The Four Golden Signals are a classic observability concept introduced by Google’s SRE team. They describe the four most important metrics to monitor for any user-facing system.
If you track these well, you’ll catch most production issues early.
The Four Golden Signals#
Latency#
How long requests take
- Measures response time
- Track distribution, not just averages
- Separate successful vs failed requests
Examples
- p50 / p95 / p99 response time
- API response duration
- Page load time
⚠️ Averages hide problems — always use percentiles.
Traffic#
How much demand your system is under
- Requests per second
- Throughput
- Concurrent users
- Examples
- HTTP requests/sec
- Queue depth
- DB queries/sec
Traffic tells you whether problems are load-related.
Errors#
The rate of failing requests
- Explicit failures (5xx, exceptions)
- Implicit failures (wrong responses, timeouts)
Examples
- HTTP 5xx rate
- Error percentage
- Failed background jobs
- Errors without traffic can indicate internal failures.
Saturation#
How “full” your system is
- Measures resource exhaustion
- Indicates proximity to limits
- Examples
- CPU utilization
- Memory usage
- Disk I/O
- Thread pool exhaustion
- Queue backlog
Saturation predicts future failure.
🧠 Mental model
| Signal | Question it answers |
|---|---|
| Latency | “Is the system slow?” |
| Traffic | “Is it being used?” |
| Errors | “Is it failing?” |
| Saturation | “Is it about to fail?” |
How they work together#
Example scenario:
Traffic spikes → Saturation increases → Latency worsens → Errors appearIf you only monitor errors, you see the problem last.

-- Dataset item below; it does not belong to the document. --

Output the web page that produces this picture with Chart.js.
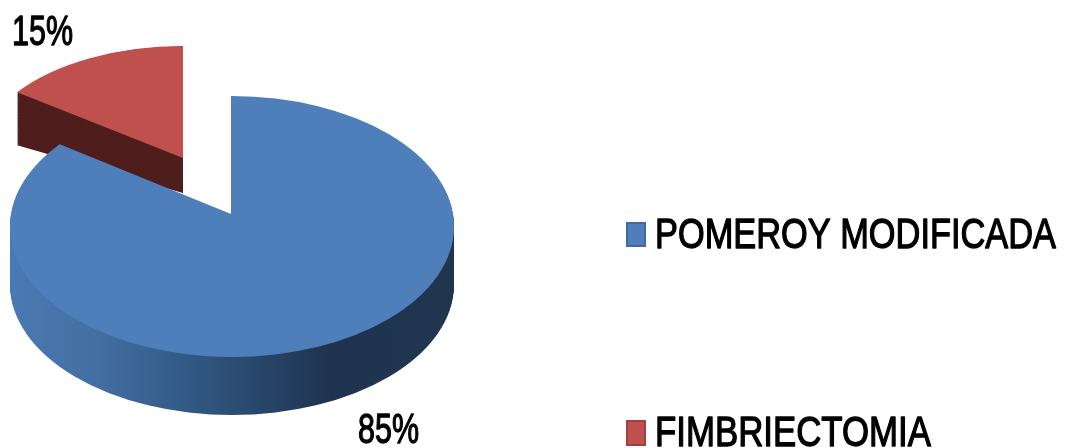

🔧 Mapping to common systems
Web API#
- Latency: p95 response time
- Traffic: RPS
- Errors: 5xx %
- Saturation: CPU / memory / connection pool
Database#
- Latency: query time
- Traffic: QPS
- Errors: failed queries
- Saturation: connections, disk IOPS
Queue#
- Latency: message processing delay
- Traffic: enqueue rate
- Errors: failed jobs
- Saturation: queue depth
Golden Signals vs RED & USE#
| Model | Focus |
|---|---|
| Golden Signals | User-facing systems |
| RED (Rate, Errors, Duration) | APIs & services |
| USE (Utilization, Saturation, Errors) | Infrastructure |
They complement each other.
Summary#
The Four Golden Signals are:
- Latency
- Traffic
- Errors
- Saturation
If you monitor these four well, you’ll catch most production incidents early.
Percentiles#
p50 / p95 / p99 are latency percentiles — they tell you how fast (or slow) your system is for most users, not just on average.
They’re fundamental to observability and performance work.
What does “p” mean?#
p = percentile
“p95 latency = 300 ms” means
95% of requests finished in ≤ 300 ms
and 5% took longer.
Common Percentiles#
| Percentile | Meaning | Who experiences it |
|---|---|---|
| p50 | Median | Typical user |
| p90 | Slow but common | 1 in 10 users |
| p95 | Very slow | 1 in 20 users |
| p99 | Extremely slow | 1 in 100 users |
| p99.9 | Outliers | 1 in 1,000 users |
Why averages are misleading#
Example response times (ms):
50, 60, 55, 70, 65, 80, 90, 1000Average ≈ 184 ms ❌
p50 = 67 ms ✅
p95 ≈ 1000 ms 😱
Average hides the pain of slow users.
How percentiles reflect user experience#
| Metric | Insight |
|---|---|
| p50 | “Is the system generally fast?” |
| p95 | “Are many users affected?” |
| p99 | “Are rare users suffering badly?” |
Percentiles and alerts#
Good practice:
- Alert on p95 or p99
- Never alert on averages
Example:
Alert if p95 > 500 ms for 5 minutesImportant gotchas#
1️⃣ Percentiles require enough data
- Low traffic → noisy percentiles
- Use longer windows
2️⃣ Aggregation pitfalls
- You cannot average percentiles
- Percentiles must be calculated from raw data or histograms
3️⃣ Tail latency matters most
p99 usually reveals:
- GC pauses
- lock contention
- cold starts
- slow DB queries
Percentiles in common tools#
Prometheus#
histogram_quantile(0.95, rate(http_request_duration_seconds_bucket[5m]))CloudWatch#
- p50 = p50
- p95 = p95
- p99 = p99
Datadog / New Relic#
- Built-in percentile metrics
Mental model#
- p50 = how fast your system usually is
- p95 = how often users complain
- p99 = how bad the worst experiences are
Summary#
- p50 / p95 / p99 = latency percentiles
- Percentiles show real user experience
- Tail latency matters
- Averages lie